Jun 15, 2019 at 12:33 PM Post #3 of 4
The Soundblaster Z is able to send the same digital signal to both the internal DAC and the optical transmitter. From that point on, the signal paths are totally independent. The amp/DAC which you connect to the optical output doesn't know anything about what's connected to the headphone jack, and vice versa. In fact, you could shove the other end of the optical cable into a potato, the headphone jack wouldn't care. The optical transmitter wouldn't even care, it's essentially just flashing a light into a tube and hoping that someone on the other end of the tube is watching.

Oh hey, thanks! I remember your name from various other threads here on head-fi years ago that I was looking through while trying to research this question. Thrilled to see you're still around!
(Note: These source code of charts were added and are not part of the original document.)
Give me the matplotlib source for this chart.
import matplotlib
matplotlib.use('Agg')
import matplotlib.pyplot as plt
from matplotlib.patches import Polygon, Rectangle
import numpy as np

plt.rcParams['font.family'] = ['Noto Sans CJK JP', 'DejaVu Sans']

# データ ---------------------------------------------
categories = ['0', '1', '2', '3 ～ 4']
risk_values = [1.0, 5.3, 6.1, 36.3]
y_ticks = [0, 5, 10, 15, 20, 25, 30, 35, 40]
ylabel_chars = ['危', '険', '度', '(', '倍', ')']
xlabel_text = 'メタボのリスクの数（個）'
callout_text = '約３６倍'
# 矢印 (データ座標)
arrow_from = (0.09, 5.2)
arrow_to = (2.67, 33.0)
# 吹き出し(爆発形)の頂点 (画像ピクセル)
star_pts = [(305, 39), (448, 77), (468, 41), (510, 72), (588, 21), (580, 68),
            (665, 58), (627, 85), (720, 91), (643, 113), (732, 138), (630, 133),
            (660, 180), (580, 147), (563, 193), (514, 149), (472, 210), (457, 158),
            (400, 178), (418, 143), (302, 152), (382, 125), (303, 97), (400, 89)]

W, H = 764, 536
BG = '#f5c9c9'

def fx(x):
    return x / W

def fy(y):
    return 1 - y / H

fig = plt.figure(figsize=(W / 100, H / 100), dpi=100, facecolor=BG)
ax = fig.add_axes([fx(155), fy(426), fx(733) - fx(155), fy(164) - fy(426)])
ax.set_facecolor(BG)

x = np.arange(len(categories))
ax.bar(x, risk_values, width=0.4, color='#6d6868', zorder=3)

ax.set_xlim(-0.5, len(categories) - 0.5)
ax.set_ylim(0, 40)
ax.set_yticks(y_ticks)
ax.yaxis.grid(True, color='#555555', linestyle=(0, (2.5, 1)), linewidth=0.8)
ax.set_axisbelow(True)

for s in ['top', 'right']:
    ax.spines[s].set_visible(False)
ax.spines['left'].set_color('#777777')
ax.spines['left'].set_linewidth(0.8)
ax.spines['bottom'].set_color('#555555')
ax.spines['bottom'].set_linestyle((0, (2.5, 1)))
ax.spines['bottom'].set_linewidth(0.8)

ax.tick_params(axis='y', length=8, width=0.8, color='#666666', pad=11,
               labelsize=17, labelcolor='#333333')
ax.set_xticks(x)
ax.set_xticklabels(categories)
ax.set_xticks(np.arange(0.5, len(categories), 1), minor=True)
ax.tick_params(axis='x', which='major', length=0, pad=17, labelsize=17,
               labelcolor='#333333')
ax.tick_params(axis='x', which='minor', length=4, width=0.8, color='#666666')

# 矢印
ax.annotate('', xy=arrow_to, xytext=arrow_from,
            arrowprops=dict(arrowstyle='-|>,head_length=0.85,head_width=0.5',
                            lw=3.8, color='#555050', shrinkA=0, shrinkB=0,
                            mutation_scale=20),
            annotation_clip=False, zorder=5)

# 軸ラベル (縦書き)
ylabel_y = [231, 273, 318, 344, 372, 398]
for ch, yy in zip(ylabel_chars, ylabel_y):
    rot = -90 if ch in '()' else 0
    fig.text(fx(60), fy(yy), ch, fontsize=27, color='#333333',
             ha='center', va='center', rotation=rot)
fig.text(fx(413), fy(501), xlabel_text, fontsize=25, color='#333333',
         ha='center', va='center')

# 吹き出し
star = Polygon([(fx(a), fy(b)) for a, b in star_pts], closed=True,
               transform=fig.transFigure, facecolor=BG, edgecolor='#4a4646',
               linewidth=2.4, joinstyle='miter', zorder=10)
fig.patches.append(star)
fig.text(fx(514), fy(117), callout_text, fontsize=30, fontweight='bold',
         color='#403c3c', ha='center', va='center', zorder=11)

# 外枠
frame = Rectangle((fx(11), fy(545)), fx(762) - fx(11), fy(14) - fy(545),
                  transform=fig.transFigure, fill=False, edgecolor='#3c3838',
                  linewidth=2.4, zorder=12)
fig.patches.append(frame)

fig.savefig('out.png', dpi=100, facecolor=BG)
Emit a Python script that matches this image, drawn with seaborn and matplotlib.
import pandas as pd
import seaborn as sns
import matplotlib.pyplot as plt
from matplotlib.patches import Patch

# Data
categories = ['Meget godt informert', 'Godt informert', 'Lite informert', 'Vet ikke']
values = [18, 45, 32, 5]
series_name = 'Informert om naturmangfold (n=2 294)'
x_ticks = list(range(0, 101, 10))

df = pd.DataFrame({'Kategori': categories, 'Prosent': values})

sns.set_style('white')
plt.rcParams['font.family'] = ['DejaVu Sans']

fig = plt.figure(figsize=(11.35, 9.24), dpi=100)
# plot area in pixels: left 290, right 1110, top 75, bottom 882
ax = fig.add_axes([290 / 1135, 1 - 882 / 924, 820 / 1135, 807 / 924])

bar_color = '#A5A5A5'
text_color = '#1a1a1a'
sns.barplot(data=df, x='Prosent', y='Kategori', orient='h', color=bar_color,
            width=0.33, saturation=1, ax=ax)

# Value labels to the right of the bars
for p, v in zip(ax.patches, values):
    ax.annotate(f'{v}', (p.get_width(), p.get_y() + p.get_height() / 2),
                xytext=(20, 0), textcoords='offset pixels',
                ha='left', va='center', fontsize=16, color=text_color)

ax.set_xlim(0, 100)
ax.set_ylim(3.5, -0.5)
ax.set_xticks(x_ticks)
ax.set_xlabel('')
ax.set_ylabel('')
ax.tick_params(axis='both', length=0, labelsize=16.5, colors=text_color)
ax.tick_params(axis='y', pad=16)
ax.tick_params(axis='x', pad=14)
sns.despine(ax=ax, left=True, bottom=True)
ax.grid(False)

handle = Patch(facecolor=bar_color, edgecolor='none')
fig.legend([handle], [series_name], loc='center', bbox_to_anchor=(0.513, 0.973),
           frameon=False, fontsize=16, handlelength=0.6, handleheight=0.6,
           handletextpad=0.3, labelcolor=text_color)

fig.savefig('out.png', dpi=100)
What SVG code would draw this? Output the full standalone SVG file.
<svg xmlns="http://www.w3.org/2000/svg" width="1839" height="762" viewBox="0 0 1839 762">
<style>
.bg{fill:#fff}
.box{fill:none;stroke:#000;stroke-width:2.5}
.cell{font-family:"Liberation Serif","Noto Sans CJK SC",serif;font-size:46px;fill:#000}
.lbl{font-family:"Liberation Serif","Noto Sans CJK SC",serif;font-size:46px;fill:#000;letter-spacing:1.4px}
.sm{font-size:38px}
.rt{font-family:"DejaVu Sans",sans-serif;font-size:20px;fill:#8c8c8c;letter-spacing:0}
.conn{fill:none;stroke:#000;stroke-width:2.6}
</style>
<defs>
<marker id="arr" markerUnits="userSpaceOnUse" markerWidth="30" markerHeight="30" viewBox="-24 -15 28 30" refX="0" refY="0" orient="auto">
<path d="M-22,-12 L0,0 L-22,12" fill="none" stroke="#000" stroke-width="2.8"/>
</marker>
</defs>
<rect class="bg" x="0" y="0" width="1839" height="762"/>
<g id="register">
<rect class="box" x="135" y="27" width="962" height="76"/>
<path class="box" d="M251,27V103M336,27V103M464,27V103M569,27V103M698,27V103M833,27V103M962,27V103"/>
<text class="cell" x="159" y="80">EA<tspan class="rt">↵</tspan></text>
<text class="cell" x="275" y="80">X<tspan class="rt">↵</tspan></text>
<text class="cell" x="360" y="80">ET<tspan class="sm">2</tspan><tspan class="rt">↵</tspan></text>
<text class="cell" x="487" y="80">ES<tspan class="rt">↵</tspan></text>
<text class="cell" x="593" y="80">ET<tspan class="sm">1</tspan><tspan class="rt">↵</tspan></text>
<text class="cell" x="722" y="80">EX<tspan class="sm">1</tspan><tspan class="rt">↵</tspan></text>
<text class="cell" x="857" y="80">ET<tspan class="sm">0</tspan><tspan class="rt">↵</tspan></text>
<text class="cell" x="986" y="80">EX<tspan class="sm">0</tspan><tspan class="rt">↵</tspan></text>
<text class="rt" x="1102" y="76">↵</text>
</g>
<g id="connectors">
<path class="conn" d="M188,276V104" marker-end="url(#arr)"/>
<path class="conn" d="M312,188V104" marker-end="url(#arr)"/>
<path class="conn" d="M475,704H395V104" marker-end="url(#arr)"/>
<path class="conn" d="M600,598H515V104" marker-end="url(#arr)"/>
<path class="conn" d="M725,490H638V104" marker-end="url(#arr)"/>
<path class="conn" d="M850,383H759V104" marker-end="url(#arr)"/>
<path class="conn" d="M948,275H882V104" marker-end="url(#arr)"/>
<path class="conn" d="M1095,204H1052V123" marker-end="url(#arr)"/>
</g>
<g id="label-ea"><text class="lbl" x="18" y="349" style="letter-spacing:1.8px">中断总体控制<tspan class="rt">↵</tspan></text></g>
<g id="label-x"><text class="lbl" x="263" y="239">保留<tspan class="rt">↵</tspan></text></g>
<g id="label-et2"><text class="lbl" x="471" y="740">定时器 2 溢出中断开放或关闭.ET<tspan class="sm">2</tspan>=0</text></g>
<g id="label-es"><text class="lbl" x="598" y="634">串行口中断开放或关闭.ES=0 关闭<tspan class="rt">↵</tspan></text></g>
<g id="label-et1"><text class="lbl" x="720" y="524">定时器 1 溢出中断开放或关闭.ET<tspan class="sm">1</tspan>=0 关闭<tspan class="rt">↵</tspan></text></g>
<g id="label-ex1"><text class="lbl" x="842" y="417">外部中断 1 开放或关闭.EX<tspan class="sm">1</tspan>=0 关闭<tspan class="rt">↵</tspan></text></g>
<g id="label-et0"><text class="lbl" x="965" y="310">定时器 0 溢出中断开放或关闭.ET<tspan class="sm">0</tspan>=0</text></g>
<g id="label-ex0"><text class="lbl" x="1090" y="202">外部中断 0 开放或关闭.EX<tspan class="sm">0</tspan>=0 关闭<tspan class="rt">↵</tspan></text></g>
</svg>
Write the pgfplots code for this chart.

Out of curiosity, why doesn't this work when I try plugging the 3.5mm headphone jack into any other headphone port? I tried plugging into the headphone jacks on all of the following devices, and none worked:

Monitor
Case front panel
Microphone
Speakers (and these speakers are also plugged into the SBZ!)

Thanks again!
 
Jun 15, 2019 at 1:43 PM Post #4 of 4
If you plug into most of the other ports, windows will switch the payback device from your SBZ to that other device. It works with the SBZ because it has the "send stereo mix to S/PDIF" option, so when it is the payback device for the headphones, it can also output to the optical. If you connect to those other ports, the SBZ isn't receiving the audio data at all, so it can't send anything to the optical port.

You might be able to get the front panel port to work if you connect the header from your case directly to the SBZ instead of to the motherboard.

Not sure about the speakers, maybe you just don't have that setting enabled when it's set to speakers.